To do >>
With the pictures left out, copy the listing below exactly.

[Data start]

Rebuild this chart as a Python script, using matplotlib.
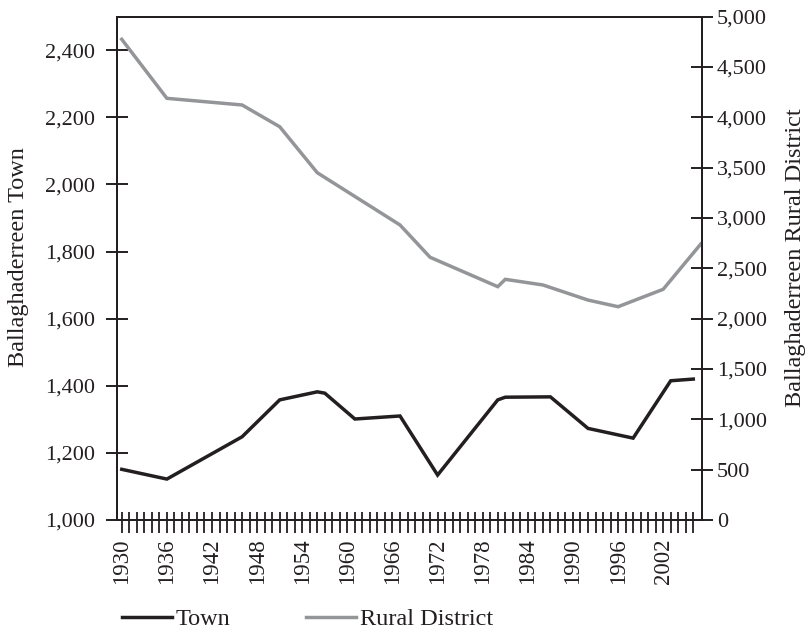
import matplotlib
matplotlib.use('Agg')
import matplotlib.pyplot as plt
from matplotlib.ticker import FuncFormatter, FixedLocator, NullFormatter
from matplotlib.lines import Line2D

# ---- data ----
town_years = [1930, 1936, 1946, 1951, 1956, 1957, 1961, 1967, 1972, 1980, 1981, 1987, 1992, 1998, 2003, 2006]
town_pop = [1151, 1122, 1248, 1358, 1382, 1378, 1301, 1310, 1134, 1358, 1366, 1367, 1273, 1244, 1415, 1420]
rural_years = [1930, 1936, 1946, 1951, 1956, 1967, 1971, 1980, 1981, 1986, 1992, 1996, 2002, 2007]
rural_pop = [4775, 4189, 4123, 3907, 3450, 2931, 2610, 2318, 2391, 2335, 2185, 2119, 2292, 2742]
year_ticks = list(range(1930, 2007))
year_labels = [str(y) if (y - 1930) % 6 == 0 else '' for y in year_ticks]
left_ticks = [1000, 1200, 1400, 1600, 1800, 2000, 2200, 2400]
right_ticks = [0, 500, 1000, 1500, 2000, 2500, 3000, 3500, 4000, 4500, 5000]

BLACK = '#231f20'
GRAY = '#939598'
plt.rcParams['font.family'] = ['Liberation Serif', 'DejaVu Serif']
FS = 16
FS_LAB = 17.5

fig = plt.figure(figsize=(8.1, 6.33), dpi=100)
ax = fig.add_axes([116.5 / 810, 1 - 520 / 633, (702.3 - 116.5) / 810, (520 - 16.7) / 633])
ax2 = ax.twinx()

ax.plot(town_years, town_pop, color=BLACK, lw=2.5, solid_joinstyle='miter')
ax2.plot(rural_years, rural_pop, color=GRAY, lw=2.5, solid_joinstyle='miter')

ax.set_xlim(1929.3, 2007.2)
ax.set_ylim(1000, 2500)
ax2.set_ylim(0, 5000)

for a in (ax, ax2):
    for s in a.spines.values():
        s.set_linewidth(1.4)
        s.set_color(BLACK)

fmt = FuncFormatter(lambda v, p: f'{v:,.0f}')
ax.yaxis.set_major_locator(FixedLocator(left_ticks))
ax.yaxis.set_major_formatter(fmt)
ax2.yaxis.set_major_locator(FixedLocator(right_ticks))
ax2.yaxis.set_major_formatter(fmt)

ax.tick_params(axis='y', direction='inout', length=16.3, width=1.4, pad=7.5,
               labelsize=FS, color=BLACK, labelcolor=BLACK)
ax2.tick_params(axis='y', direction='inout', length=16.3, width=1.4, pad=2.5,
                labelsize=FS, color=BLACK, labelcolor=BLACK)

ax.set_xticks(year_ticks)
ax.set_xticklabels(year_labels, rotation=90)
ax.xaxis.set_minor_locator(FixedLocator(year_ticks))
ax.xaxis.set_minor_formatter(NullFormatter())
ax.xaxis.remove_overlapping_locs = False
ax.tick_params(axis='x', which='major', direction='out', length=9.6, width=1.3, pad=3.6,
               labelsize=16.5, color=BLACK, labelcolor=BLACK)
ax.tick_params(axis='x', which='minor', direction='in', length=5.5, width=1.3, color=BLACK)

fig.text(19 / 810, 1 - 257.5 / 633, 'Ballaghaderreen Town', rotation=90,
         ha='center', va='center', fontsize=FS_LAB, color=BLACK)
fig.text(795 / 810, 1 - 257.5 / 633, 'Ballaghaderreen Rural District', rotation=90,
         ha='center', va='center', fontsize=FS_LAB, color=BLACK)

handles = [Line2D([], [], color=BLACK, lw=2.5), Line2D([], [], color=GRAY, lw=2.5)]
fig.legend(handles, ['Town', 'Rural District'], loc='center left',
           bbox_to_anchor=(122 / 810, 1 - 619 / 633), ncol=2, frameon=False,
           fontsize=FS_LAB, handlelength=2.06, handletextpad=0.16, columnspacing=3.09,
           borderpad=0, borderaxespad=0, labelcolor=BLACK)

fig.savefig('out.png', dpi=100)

[Data end]

The completed task >>
Rebuild this chart as a Python script, using matplotlib.
import matplotlib
matplotlib.use('Agg')
import matplotlib.pyplot as plt
from matplotlib.ticker import FuncFormatter, FixedLocator, NullFormatter
from matplotlib.lines import Line2D

# ---- data ----
town_years = [1930, 1936, 1946, 1951, 1956, 1957, 1961, 1967, 1972, 1980, 1981, 1987, 1992, 1998, 2003, 2006]
town_pop = [1151, 1122, 1248, 1358, 1382, 1378, 1301, 1310, 1134, 1358, 1366, 1367, 1273, 1244, 1415, 1420]
rural_years = [1930, 1936, 1946, 1951, 1956, 1967, 1971, 1980, 1981, 1986, 1992, 1996, 2002, 2007]
rural_pop = [4775, 4189, 4123, 3907, 3450, 2931, 2610, 2318, 2391, 2335, 2185, 2119, 2292, 2742]
year_ticks = list(range(1930, 2007))
year_labels = [str(y) if (y - 1930) % 6 == 0 else '' for y in year_ticks]
left_ticks = [1000, 1200, 1400, 1600, 1800, 2000, 2200, 2400]
right_ticks = [0, 500, 1000, 1500, 2000, 2500, 3000, 3500, 4000, 4500, 5000]

BLACK = '#231f20'
GRAY = '#939598'
plt.rcParams['font.family'] = ['Liberation Serif', 'DejaVu Serif']
FS = 16
FS_LAB = 17.5

fig = plt.figure(figsize=(8.1, 6.33), dpi=100)
ax = fig.add_axes([116.5 / 810, 1 - 520 / 633, (702.3 - 116.5) / 810, (520 - 16.7) / 633])
ax2 = ax.twinx()

ax.plot(town_years, town_pop, color=BLACK, lw=2.5, solid_joinstyle='miter')
ax2.plot(rural_years, rural_pop, color=GRAY, lw=2.5, solid_joinstyle='miter')

ax.set_xlim(1929.3, 2007.2)
ax.set_ylim(1000, 2500)
ax2.set_ylim(0, 5000)

for a in (ax, ax2):
    for s in a.spines.values():
        s.set_linewidth(1.4)
        s.set_color(BLACK)

fmt = FuncFormatter(lambda v, p: f'{v:,.0f}')
ax.yaxis.set_major_locator(FixedLocator(left_ticks))
ax.yaxis.set_major_formatter(fmt)
ax2.yaxis.set_major_locator(FixedLocator(right_ticks))
ax2.yaxis.set_major_formatter(fmt)

ax.tick_params(axis='y', direction='inout', length=16.3, width=1.4, pad=7.5,
               labelsize=FS, color=BLACK, labelcolor=BLACK)
ax2.tick_params(axis='y', direction='inout', length=16.3, width=1.4, pad=2.5,
                labelsize=FS, color=BLACK, labelcolor=BLACK)

ax.set_xticks(year_ticks)
ax.set_xticklabels(year_labels, rotation=90)
ax.xaxis.set_minor_locator(FixedLocator(year_ticks))
ax.xaxis.set_minor_formatter(NullFormatter())
ax.xaxis.remove_overlapping_locs = False
ax.tick_params(axis='x', which='major', direction='out', length=9.6, width=1.3, pad=3.6,
               labelsize=16.5, color=BLACK, labelcolor=BLACK)
ax.tick_params(axis='x', which='minor', direction='in', length=5.5, width=1.3, color=BLACK)

fig.text(19 / 810, 1 - 257.5 / 633, 'Ballaghaderreen Town', rotation=90,
         ha='center', va='center', fontsize=FS_LAB, color=BLACK)
fig.text(795 / 810, 1 - 257.5 / 633, 'Ballaghaderreen Rural District', rotation=90,
         ha='center', va='center', fontsize=FS_LAB, color=BLACK)

handles = [Line2D([], [], color=BLACK, lw=2.5), Line2D([], [], color=GRAY, lw=2.5)]
fig.legend(handles, ['Town', 'Rural District'], loc='center left',
           bbox_to_anchor=(122 / 810, 1 - 619 / 633), ncol=2, frameon=False,
           fontsize=FS_LAB, handlelength=2.06, handletextpad=0.16, columnspacing=3.09,
           borderpad=0, borderaxespad=0, labelcolor=BLACK)

fig.savefig('out.png', dpi=100)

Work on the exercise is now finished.